Wheel spin-up causes oscillation on acceleration — reduce pid_speed.P (DP). Note that pid_speed.P is overridden by adaptive logic during operation (see Adaptive Speed Gain).
The distance and speed loops are disabled automatically when the wheels leave the ground (large angular acceleration detected) to prevent runaway during a jump.
Yaw control: pid_yaw_angle (E) and pid_yaw_gyro (F)
The yaw controller runs independently of the balance loop. pid_yaw_angle tracks the accumulated heading error and pid_yaw_gyro damps the turn rate.
Robot slowly rotates on the spot at rest — increase pid_yaw_angle.P (EP) to stiffen heading hold, or increase pid_yaw_gyro.P (FP) to damp unwanted rotation.
Turning response is sluggish — reduce pid_yaw_angle.P slightly to loosen heading hold.
Yaw output is added differentially to the two motor targets: motor1.target ∝ −(LQR_u + YAW_output) motor2.target ∝ −(LQR_u − YAW_output)

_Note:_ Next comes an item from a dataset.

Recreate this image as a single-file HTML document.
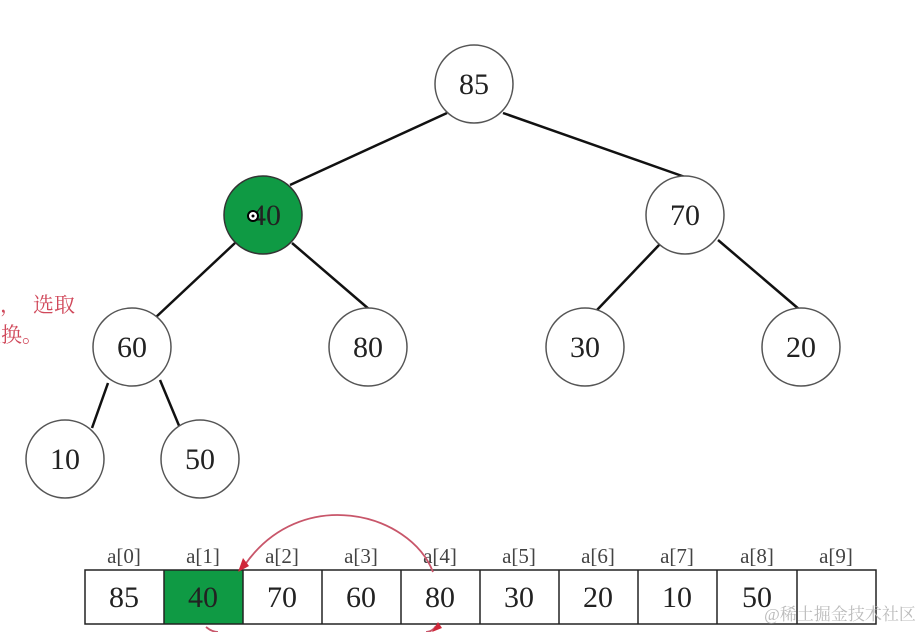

Motor dead-band compensation: pid_lqr_u (H)
At very small torque commands the BLDC motors exhibit a dead-band where they produce no useful force. pid_lqr_u is a PID controller applied to the total balance output LQR_u when the robot is nearly upright and stationary — its integral term (default I = 15) ramps up the output voltage until the wheels actually start responding.
Robot rocks slowly while standing still — reduce pid_lqr_u.I (HI) in steps of 2.
Robot stands rigidly but cannot stop creeping — increase pid_lqr_u.I so it overcomes the dead-band faster.
This compensator is only active when |LQR_u| < 5 and the joystick is centred.
Adaptive zero-point: pid_zeropoint (I) and lpf_zeropoint (J)
The firmware automatically corrects the pitch zero-point (angle_zeropoint, initially −2.25°) to compensate for off-centre battery weight, an uneven floor, or any small IMU mounting offset. pid_zeropoint drives the correction rate and lpf_zeropoint smooths the distance-control signal used as the error signal.
Robot always leans slightly forward or back at rest — the adaptive loop should correct this automatically over a few seconds. If it never converges, increase pid_zeropoint.P (IP) from 0.002 to 0.003.
Zero-point drifts too aggressively — reduce pid_zeropoint.P or increase lpf_zeropoint.Tf (JF) to slow the estimator.
Roll balance: pid_roll_angle (K) and lpf_roll (L)
The roll controller compensates for lateral lean by differentially extending or retracting the two leg servos. lpf_roll smooths the MPU6050 roll measurement before it enters pid_roll_angle.
Robot leans to one side and cannot correct — increase pid_roll_angle.P (KP).
Leg servos oscillate left-right — reduce pid_roll_angle.P or increase lpf_roll.Tf (LF) to add more filtering.
The roll correction output (leg_position_add) is subtracted from both servo positions simultaneously, so one leg extends while the other retracts.
pid_speed.P is automatically overridden by the firmware each control cycle based on the current leg height. Taller stance geometry requires less wheel speed gain to achieve the same stabilising torque:
Height range
Automatic pid_speed.P
height < 50
0.7 (low stance — more gain needed)
50 ≤ height < 64
0.6
height ≥ 64
0.5 (tall stance — less gain needed)
// from lqr_balance_loop() in wl_pro_robot.inoif(wrobot.height < 50) pid_speed.P = 0.7;else if(wrobot.height < 64) pid_speed.P = 0.6;else pid_speed.P = 0.5;
Any value written to channel D via Commander (DP…) is valid only until the next loop iteration, at which point the adaptive logic overwrites it. To permanently change the speed gain for a given height range, edit the constants in lqr_balance_loop() and reflash.
Commander changes live only in RAM — they are lost on reboot. Once you find gains that work well, copy them back into the corresponding initialiser lines in wl_pro_robot.ino (e.g. PIDController pid_angle {.P = 1.2, …}) and reflash to make them permanent.